People v Pusepa
2016 NY Slip Op 00280 [135 AD3d 559]
January 19, 2016
Appellate Division, First Department
Published by New York State Law Reporting Bureau pursuant to Judiciary Law § 431.
As corrected through Wednesday, March 2, 2016


[*1]
 The People of the State of New York, Respondent,
v
Yekatrina Pusepa, Appellant.

Center for Appellate Litigation, New York (Robert S. Dean of counsel), and Kaye Scholer LLP, New York (Candice A. Andalia of counsel), for appellant.

Cyrus R. Vance, Jr., District Attorney, New York (John T. Hughes of counsel), for respondent.

Judgment, Supreme Court, New York County (Marcy L. Kahn, J.), rendered January 9, 2014, convicting defendant, after a jury trial, of attempted murder in the second degree and assault in the first degree, and sentencing her to concurrent terms of 81/2 years, unanimously affirmed.

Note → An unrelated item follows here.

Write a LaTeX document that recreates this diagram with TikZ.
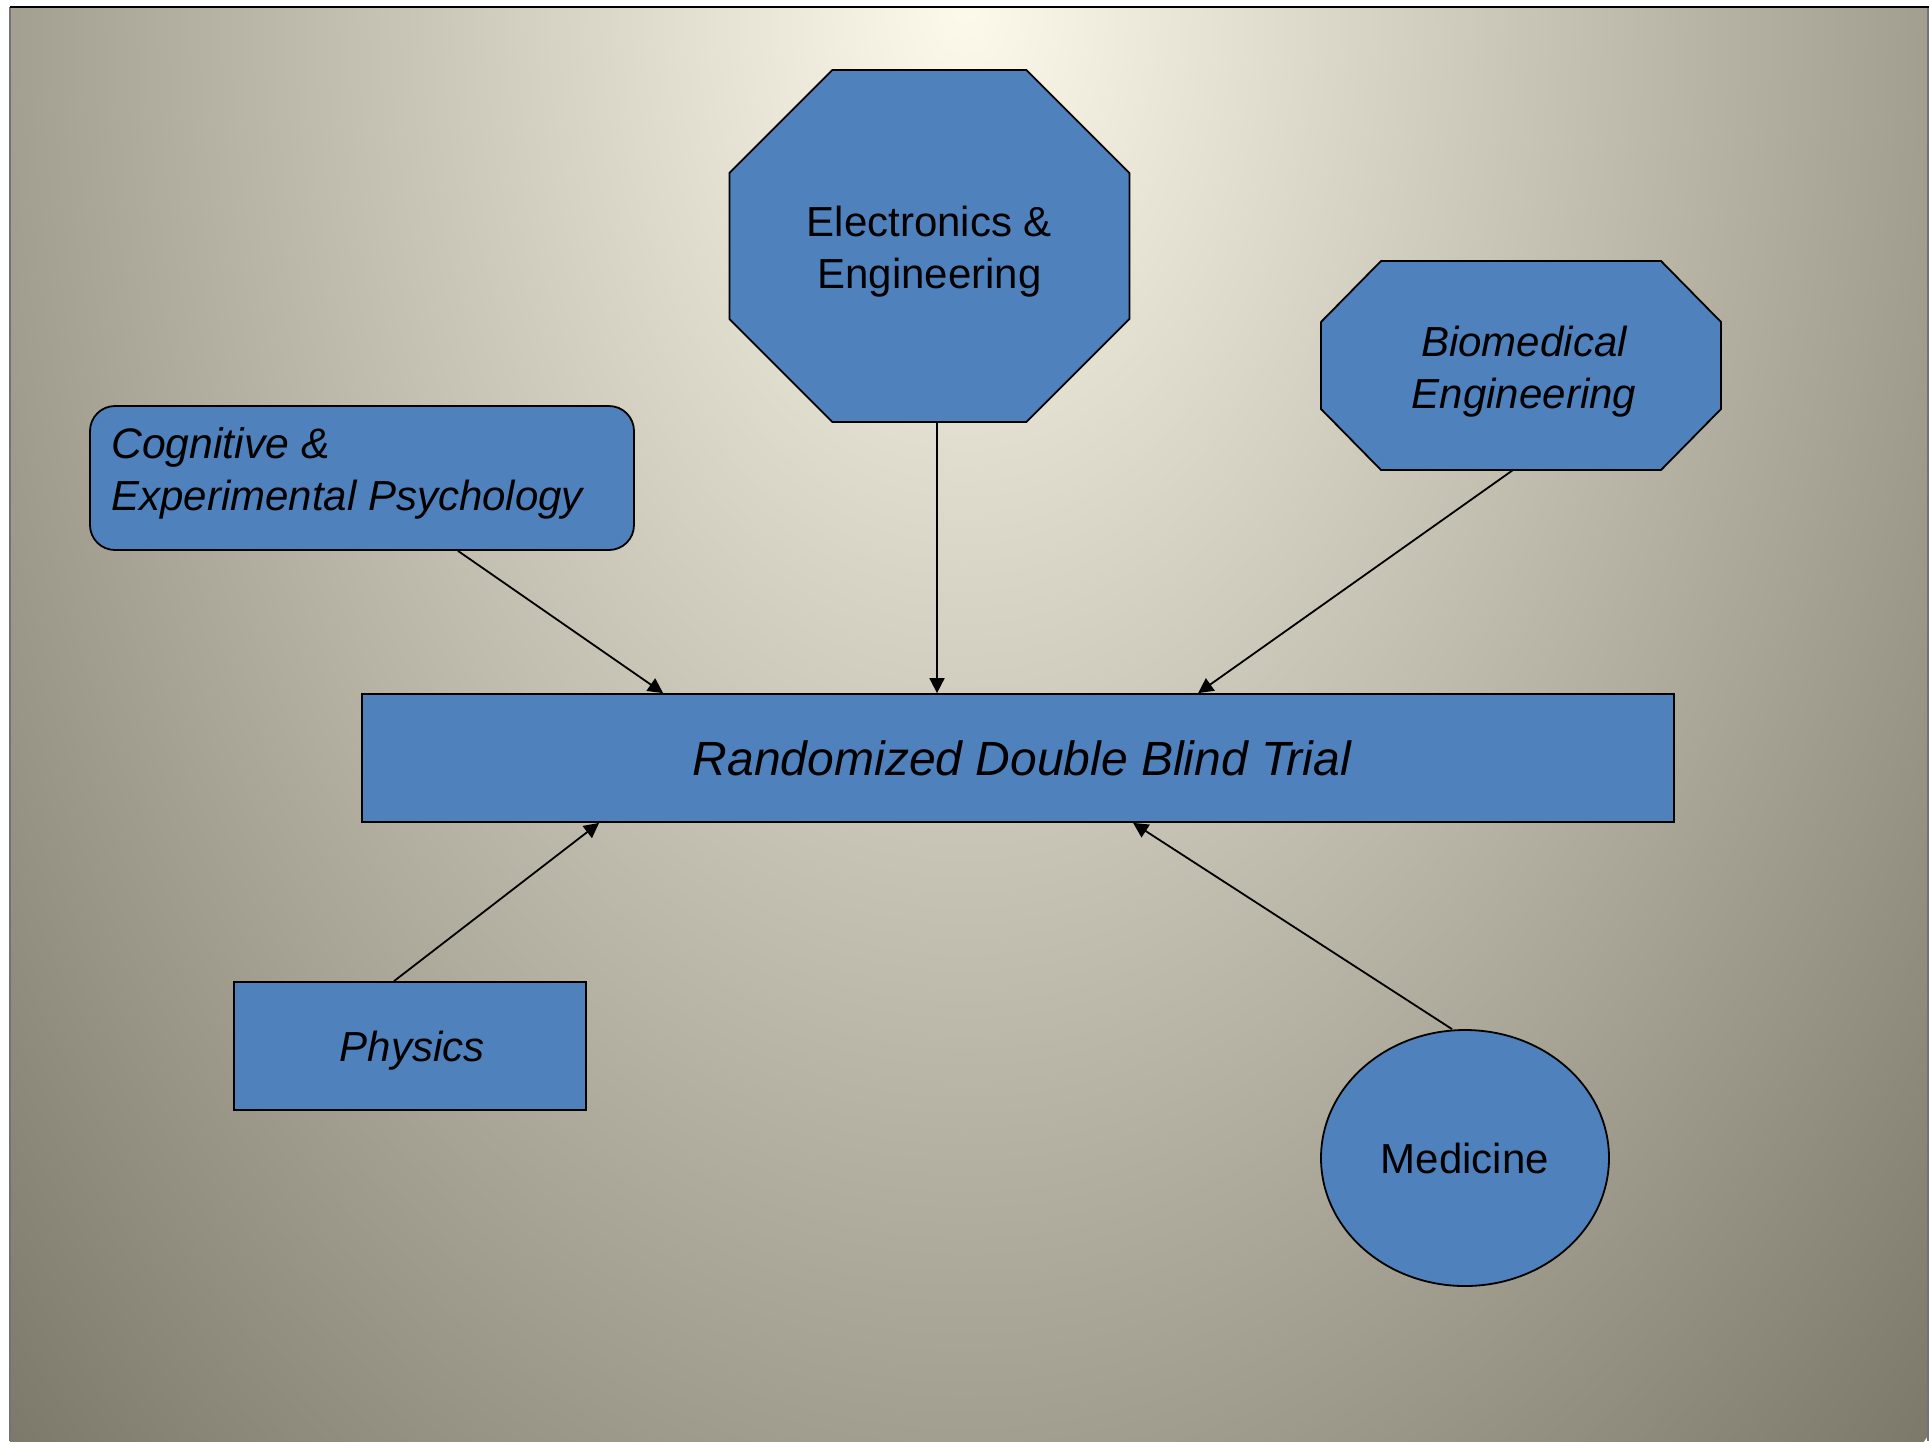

The verdict was based on legally sufficient evidence and was not against the weight of the evidence (see People v Danielson, 9 NY3d 342, 348-349 [2007]). There is no basis for disturbing the jury's credibility determinations. The evidence, including both defendant's act and the surrounding circumstances, supports a reasonable inference that defendant acted with homicidal intent when she stabbed the victim in the heart (see generally People v Getch, 50 NY2d 456, 465 [1980]). The evidence also refuted defendant's justification defense.

We perceive no basis for reducing the sentence. Concur—Mazzarelli, J.P., Acosta, Andrias and Moskowitz, JJ.